There’s no Haskell translation for this ultimate refactoring. The Haskell examples already given don’t need to change, at all, for 2 reasons.

First, Haskell has fantastic support for user-defined data types. Defining an enum is dead simple, and defining fancier algebraic data types (not shown here) is not much more difficult. Second, designing and organizing your functions and data types are completely separate concerns from organizing your namespaces. This is in stark contrast with Ruby and most other OO languages, where both are concerns are painfully intertwined, as exhibited here.

I want to pause and note, again, that the primary motivation for this whole section of changes, which take no fewer than 16 pages in the book, boils down to a lack of enums or sum types in Ruby. In Haskell, we can define what kinds of movies we know about, in a single place, as a data type. We started and finished with this.

data MovieType = Regular | NewRelease | Childrens

The compiler could thereafter detect when we failed to consider one of these possible values, or when we tried to treat one as something it’s not, or even when we did something silly like spell one of their names wrong.
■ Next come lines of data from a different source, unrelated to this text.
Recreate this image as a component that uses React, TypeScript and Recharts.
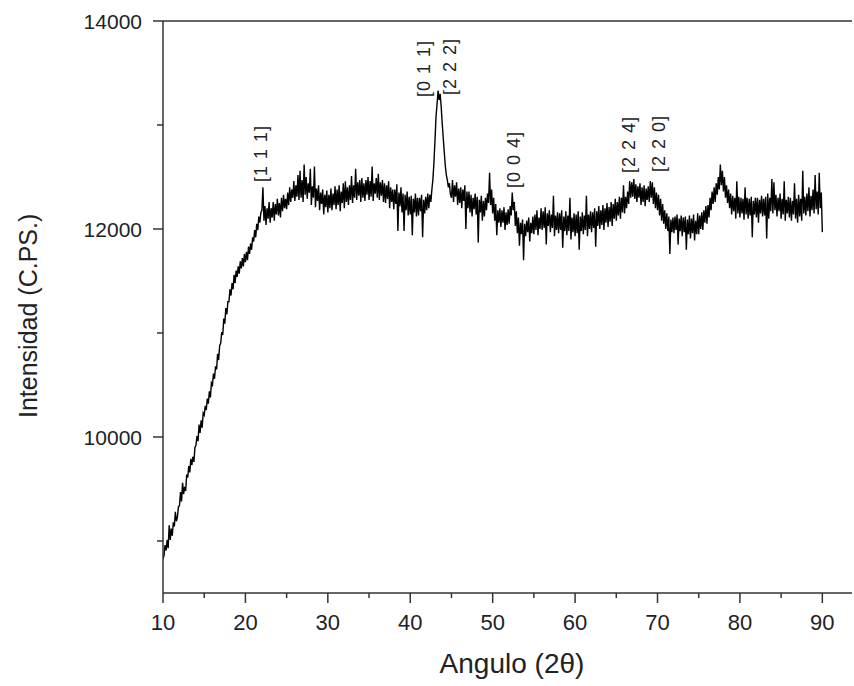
import React from 'react';
import { ComposedChart, Line, XAxis, YAxis, ReferenceLine, ReferenceDot } from 'recharts';

// diffractogram sampled every 0.125 deg starting at 10 deg (one row per degree)
const START_ANGLE = 10;
const ANGLE_STEP = 0.125;

const intensity: number[] = [
  8830, 8860, 8960, 8910, 9010, 8930, 9150, 9010,
  9120, 9050, 9180, 9140, 9280, 9190, 9230, 9330,
  9340, 9470, 9380, 9560, 9450, 9520, 9480, 9640,
  9610, 9720, 9660, 9790, 9730, 9810, 9760, 9900,
  9920, 10010, 9960, 10120, 10040, 10160, 10090, 10230,
  10210, 10300, 10260, 10370, 10320, 10440, 10380, 10520,
  10500, 10610, 10560, 10680, 10650, 10800, 10740, 10880,
  10900, 11010, 10980, 11140, 11090, 11240, 11180, 11300,
  11300, 11420, 11360, 11480, 11420, 11560, 11480, 11600,
  11540, 11640, 11570, 11690, 11620, 11720, 11640, 11760,
  // 20
  11680, 11780, 11700, 11830, 11760, 11860, 11800, 11920,
  11880, 11990, 11920, 12050, 11990, 12120, 12060, 12160,
  12180, 12400, 12080, 12220, 12040, 12200, 12100, 12260,
  12060, 12200, 12110, 12260, 12080, 12240, 12140, 12290,
  12130, 12250, 12110, 12300, 12170, 12330, 12200, 12290,
  12190, 12350, 12230, 12400, 12260, 12380, 12300, 12460,
  12270, 12420, 12310, 12520, 12280, 12560, 12300, 12470,
  12260, 12620, 12330, 12500, 12290, 12440, 12350, 12580,
  12230, 12410, 12300, 12600, 12210, 12390, 12270, 12420,
  12180, 12350, 12240, 12380, 12140, 12330, 12210, 12370,
  // 30
  12160, 12330, 12200, 12390, 12180, 12340, 12230, 12410,
  12190, 12380, 12230, 12420, 12170, 12360, 12250, 12440,
  12200, 12460, 12260, 12400, 12230, 12420, 12280, 12510,
  12250, 12420, 12300, 12580, 12280, 12450, 12320, 12470,
  12260, 12490, 12300, 12440, 12270, 12470, 12330, 12500,
  12280, 12460, 12310, 12600, 12270, 12440, 12340, 12490,
  12300, 12530, 12280, 12450, 12320, 12470, 12260, 12440,
  12250, 12420, 12290, 12460, 12200, 12400, 12260, 12380,
  12190, 12380, 12240, 12430, 11980, 12350, 12220, 12400,
  12160, 12340, 11980, 12330, 12180, 12360, 12130, 12310,
  // 40
  12140, 12320, 11940, 12290, 12160, 12340, 12120, 12300,
  12130, 12300, 12170, 12330, 11920, 12280, 12150, 12310,
  12180, 12340, 12200, 12330, 12260, 12380, 12480, 12640,
  12850, 13080, 13200, 13330, 13240, 13300, 13180, 13020,
  12880, 12740, 12610, 12520, 12470, 12400, 12440, 12330,
  12300, 12470, 12260, 12420, 12310, 12450, 12230, 12390,
  12250, 12400, 12200, 12380, 12270, 12420, 12000, 12360,
  12200, 12360, 12160, 12330, 12120, 12300, 12190, 12340,
  12140, 12310, 11870, 12280, 12160, 12320, 12080, 12270,
  12120, 12300, 12180, 12340, 12250, 12540, 12230, 12380,
  // 50
  12150, 12300, 12080, 12240, 11940, 12180, 12060, 12200,
  12020, 12180, 12060, 12210, 11990, 12160, 12040, 12190,
  12050, 12220, 12130, 12350, 12180, 12260, 12030, 12170,
  11960, 12110, 11840, 12060, 11950, 12090, 11700, 12050,
  11930, 12080, 11970, 12110, 11880, 12060, 11960, 12120,
  11950, 12140, 11990, 12180, 11940, 12110, 12000, 12200,
  11990, 12170, 12010, 12210, 11850, 12150, 12030, 12180,
  11970, 12140, 12010, 12320, 11930, 12130, 11990, 12160,
  11960, 12150, 11990, 12180, 11820, 12120, 11980, 12170,
  11940, 12130, 11980, 12300, 11900, 12110, 11970, 12150,
  // 60
  11930, 12140, 11960, 12170, 11800, 12120, 11980, 12160,
  11950, 12130, 11990, 12320, 11930, 12140, 12000, 12170,
  11970, 12160, 12010, 12200, 11830, 12170, 12030, 12220,
  12000, 12180, 12040, 12230, 11990, 12200, 12060, 12250,
  12020, 12210, 12070, 12260, 12030, 12240, 12100, 12290,
  12080, 12260, 12130, 12310, 12100, 12300, 12160, 12420,
  12150, 12310, 12200, 12360, 12240, 12460, 12300, 12450,
  12310, 12480, 12290, 12430, 12260, 12410, 12300, 12440,
  12230, 12400, 12260, 12420, 12220, 12390, 12280, 12410,
  12260, 12460, 12300, 12450, 12240, 12400, 12200, 12350,
  // 70
  12180, 12330, 12130, 12290, 12080, 12240, 12050, 12180,
  12000, 12150, 11980, 12120, 11760, 12090, 11970, 12110,
  11960, 12120, 11990, 12140, 11850, 12100, 11980, 12130,
  11930, 12110, 11970, 12120, 11800, 12090, 11950, 12130,
  11910, 12100, 11960, 12140, 11890, 12080, 11950, 12150,
  11950, 12130, 12000, 12160, 11990, 12180, 12060, 12220,
  12050, 12230, 12110, 12300, 12180, 12360, 12240, 12400,
  12260, 12440, 12330, 12500, 12380, 12620, 12420, 12560,
  12360, 12500, 12300, 12420, 12250, 12380, 12200, 12340,
  12140, 12320, 12170, 12300, 12100, 12460, 12150, 12310,
  // 80
  12110, 12300, 12150, 12290, 12090, 12400, 12140, 12300,
  12100, 12290, 12130, 12310, 11920, 12270, 12140, 12300,
  12110, 12300, 12060, 12280, 12150, 12320, 12120, 12290,
  12130, 12310, 11910, 12340, 12100, 12300, 12170, 12480,
  12150, 12450, 12180, 12330, 12120, 12300, 12170, 12340,
  12100, 12290, 12140, 12460, 12080, 12280, 12150, 12310,
  12110, 12300, 12080, 12270, 12140, 12440, 12100, 12290,
  12060, 12330, 12120, 12290, 12080, 12560, 12150, 12310,
  12130, 12340, 12170, 12400, 12120, 12320, 12180, 12380,
  12150, 12520, 12190, 12360, 12140, 12540, 12200, 12350,
  // 90
  11970,
];

const xTicks = [10, 15, 20, 25, 30, 35, 40, 45, 50, 55, 60, 65, 70, 75, 80, 85, 90];
const yTicks = [9000, 10000, 11000, 12000, 13000, 14000];

const peakLabels = ['[1 1 1]', '[0 1 1]', '[2 2 2]', '[0 0 4]', '[2 2 4]', '[2 2 0]'];
const peakAngles = [22.0, 41.8, 44.95, 52.7, 66.7, 70.3];
const peakLabelBase = [12452, 13269, 13288, 12394, 12538, 12548];

const data = intensity.map((v, i) => ({ angle: START_ANGLE + i * ANGLE_STEP, cps: v }));

const FONT = '"Liberation Sans", Arial, sans-serif';
const AXIS = '#333';
const TEXT = '#222';

const XTick = (props: any) => {
  const { x, y, payload } = props;
  const major = payload.value % 10 === 0;
  return (
    <g>
      <line x1={x} x2={x} y1={y} y2={y + (major ? 10 : 5)} stroke={AXIS} strokeWidth={1.5} />
      {major && (
        <text x={x} y={y + 37} textAnchor="middle" fontSize={22} fill={TEXT} fontFamily={FONT}>
          {payload.value}
        </text>
      )}
    </g>
  );
};

const YTick = (props: any) => {
  const { x, y, payload } = props;
  const major = payload.value % 2000 === 0;
  return (
    <g>
      <line x1={x - (major ? 10 : 6)} x2={x} y1={y} y2={y} stroke={AXIS} strokeWidth={1.5} />
      {major && (
        <text x={x - 21} y={y} dy="0.36em" textAnchor="end" fontSize={21} fill={TEXT} fontFamily={FONT}>
          {payload.value}
        </text>
      )}
    </g>
  );
};

const peakShape = (label: string) => (p: any) => (
  <text
    x={p.cx}
    y={p.cy}
    transform={`rotate(-90 ${p.cx} ${p.cy})`}
    textAnchor="start"
    dominantBaseline="middle"
    fontSize={18}
    letterSpacing={1}
    fill={TEXT}
    fontFamily={FONT}
  >
    {label}
  </text>
);

export default function App() {
  return (
    <div style={{ position: 'absolute', left: 0, top: 0, background: '#fff' }}>
      <ComposedChart width={854} height={686} data={data} margin={{ top: 21, right: 2, bottom: 0, left: 0 }}>
        <XAxis
          dataKey="angle"
          type="number"
          domain={[10, 93.6]}
          ticks={xTicks}
          interval={0}
          allowDataOverflow
          tickLine={false}
          tickSize={0}
          tickMargin={0}
          tick={<XTick />}
          axisLine={{ stroke: AXIS, strokeWidth: 1.5 }}
          height={93}
          label={{
            content: () => (
              <text x={512} y={673} textAnchor="middle" fontSize={28} fill={TEXT} fontFamily={FONT}>
                Angulo (2θ)
              </text>
            ),
          }}
        />
        <YAxis
          type="number"
          domain={[8500, 14000]}
          ticks={yTicks}
          interval={0}
          allowDataOverflow
          tickLine={false}
          tickSize={0}
          tickMargin={0}
          tick={<YTick />}
          axisLine={{ stroke: AXIS, strokeWidth: 1.5 }}
          width={163}
          label={{
            content: () => (
              <text
                x={37}
                y={418}
                transform="rotate(-90 37 418)"
                textAnchor="start"
                fontSize={25}
                fill={TEXT}
                fontFamily={FONT}
              >
                Intensidad (C.PS.)
              </text>
            ),
          }}
        />
        <ReferenceLine y={14000} stroke={AXIS} strokeWidth={1.5} />
        <Line
          type="linear"
          dataKey="cps"
          stroke="#000"
          strokeWidth={1.4}
          dot={false}
          isAnimationActive={false}
        />
        {peakLabels.map((label, i) => (
          <ReferenceDot
            key={label + i}
            x={peakAngles[i]}
            y={peakLabelBase[i]}
            r={0}
            ifOverflow="visible"
            shape={peakShape(label)}
          />
        ))}
      </ComposedChart>
    </div>
  );
}
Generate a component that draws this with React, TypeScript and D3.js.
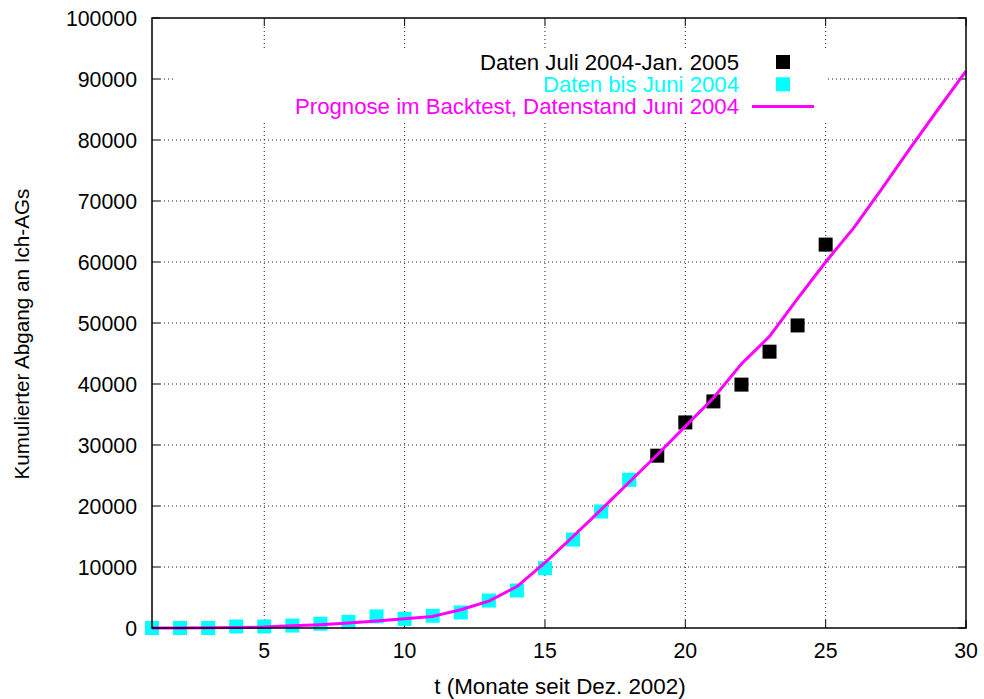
import React from "react";
import * as d3 from "d3";

const WIDTH = 984;
const HEIGHT = 699;
const M = { left: 152, right: 18, top: 18, bottom: 71 };
const FONT = "'Liberation Sans', Arial, Helvetica, sans-serif";

const CYAN = "#00ffff";
const MAGENTA = "#ff00ff";

// Daten bis Juni 2004 (t = 1..18)
const tOld = [1, 2, 3, 4, 5, 6, 7, 8, 9, 10, 11, 12, 13, 14, 15, 16, 17, 18];
const valOld = [0, 0, 0, 250, 250, 400, 700, 1000, 1900, 1500, 2000, 2550, 4500, 6150, 9800, 14500, 19100, 24300];

// Daten Juli 2004 - Jan. 2005 (t = 19..25)
const tNew = [19, 20, 21, 22, 23, 24, 25];
const valNew = [28250, 33700, 37150, 39900, 45300, 49600, 62850];

// Prognose im Backtest (t = 1..30)
const tForecast = [1, 2, 3, 4, 5, 6, 7, 8, 9, 10, 11, 12, 13, 14, 15, 16, 17, 18, 19, 20, 21, 22, 23, 24, 25, 26, 27, 28, 29, 30];
const valForecast = [
  0, 0, 50, 100, 150, 350, 550, 800, 1150, 1500, 1900, 3000, 4400, 6800, 10700,
  15000, 19400, 23900, 28400, 33050, 37700, 43300, 47800, 54000, 60000, 65600,
  72000, 78600, 85000, 91300,
];

const xTicks = [5, 10, 15, 20, 25, 30];
const yTicks = [0, 10000, 20000, 30000, 40000, 50000, 60000, 70000, 80000, 90000, 100000];

const legendItems = [
  { label: "Daten Juli 2004-Jan. 2005", color: "#000000", kind: "square" },
  { label: "Daten bis Juni 2004", color: CYAN, kind: "square" },
  { label: "Prognose im Backtest, Datenstand Juni 2004", color: MAGENTA, kind: "line" },
];

export default function App() {
  const x = d3.scaleLinear().domain([1, 30]).range([M.left, WIDTH - M.right]);
  const y = d3.scaleLinear().domain([0, 100000]).range([HEIGHT - M.bottom, M.top]);
  const x0 = M.left;
  const x1 = WIDTH - M.right;
  const y0 = HEIGHT - M.bottom;
  const y1 = M.top;
  const tick = 8;
  const sq = 14;

  const line = d3
    .line<number>()
    .x((_, i) => x(tForecast[i]))
    .y((d) => y(d));

  // legend box (gnuplot clears grid behind the key)
  const key = { x: 176, y: 51, w: 652, h: 69 };
  const keyRow = (i: number) => 62 + i * 22.3;

  return (
    <svg
      width={WIDTH}
      height={HEIGHT}
      style={{ position: "absolute", left: 0, top: 0, background: "#fff", fontFamily: FONT }}
    >
      {/* grid */}
      <g stroke="#222" strokeWidth={1} strokeDasharray="1,3">
        {xTicks
          .filter((t) => t < 30)
          .map((t) => (
            <line key={"gx" + t} x1={x(t)} x2={x(t)} y1={y0 - tick} y2={y1 + tick} />
          ))}
        {yTicks
          .filter((v) => v > 0 && v < 100000)
          .map((v) => (
            <line key={"gy" + v} x1={x0 + tick} x2={x1 - tick} y1={y(v)} y2={y(v)} />
          ))}
      </g>
      <rect x={key.x} y={key.y} width={key.w} height={key.h} fill="#fff" />

      {/* ticks */}
      <g stroke="#000" strokeWidth={1}>
        {xTicks.map((t) => (
          <g key={"tx" + t}>
            <line x1={x(t)} x2={x(t)} y1={y0} y2={y0 - tick} />
            <line x1={x(t)} x2={x(t)} y1={y1} y2={y1 + tick} />
          </g>
        ))}
        {yTicks.map((v) => (
          <g key={"ty" + v}>
            <line x1={x0} x2={x0 + tick} y1={y(v)} y2={y(v)} />
            <line x1={x1} x2={x1 - tick} y1={y(v)} y2={y(v)} />
          </g>
        ))}
      </g>

      {/* tick labels */}
      <g fontSize={21.3} fill="#000">
        {xTicks.map((t) => (
          <text key={"lx" + t} x={x(t)} y={658} textAnchor="middle">
            {t}
          </text>
        ))}
        {yTicks.map((v) => (
          <text key={"ly" + v} x={137} y={y(v) + 7.5} textAnchor="end">
            {v}
          </text>
        ))}
      </g>

      {/* axis titles */}
      <text x={(x0 + x1) / 2 + 1} y={694} textAnchor="middle" fontSize={22.4}>
        t (Monate seit Dez. 2002)
      </text>
      <text
        transform={`translate(29, 334) rotate(-90)`}
        textAnchor="middle"
        fontSize={20.7}
      >
        Kumulierter Abgang an Ich-AGs
      </text>

      {/* data points */}
      {tOld.map((t, i) => (
        <rect key={"o" + t} x={x(t) - sq / 2} y={y(valOld[i]) - sq / 2} width={sq} height={sq} fill={CYAN} />
      ))}
      {tNew.map((t, i) => (
        <rect key={"n" + t} x={x(t) - sq / 2} y={y(valNew[i]) - sq / 2} width={sq} height={sq} fill="#000" />
      ))}

      {/* forecast */}
      <path d={line(valForecast) || ""} fill="none" stroke={MAGENTA} strokeWidth={3} strokeLinejoin="round" />

      {/* legend */}
      <g fontSize={22.2}>
        {legendItems.map((item, i) => (
          <g key={item.label}>
            <text x={739} y={keyRow(i) + 7.8} textAnchor="end" fill={item.color}>
              {item.label}
            </text>
            {item.kind === "square" ? (
              <rect x={783 - sq / 2} y={keyRow(i) - sq / 2} width={sq} height={sq} fill={item.color} />
            ) : (
              <line x1={752} x2={814} y1={keyRow(i)} y2={keyRow(i)} stroke={item.color} strokeWidth={3} />
            )}
          </g>
        ))}
      </g>

      {/* frame */}
      <rect x={x0} y={y1} width={x1 - x0} height={y0 - y1} fill="none" stroke="#000" strokeWidth={1.5} />
    </svg>
  );
}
In Ruby, the best we can do is give some special names to what are really just a handful of integers, and then hope our tests are good enough to catch when we make one of those mistakes. Unsurprisingly, this can make code feel pretty brittle. If this poor man’s enum using integer constants approach makes a handful of classes and mixins and a little duck-typing look well-behaved by comparison, maybe that is less a strength of OOP and more an inability for the language to express much outside of a class hierarchy.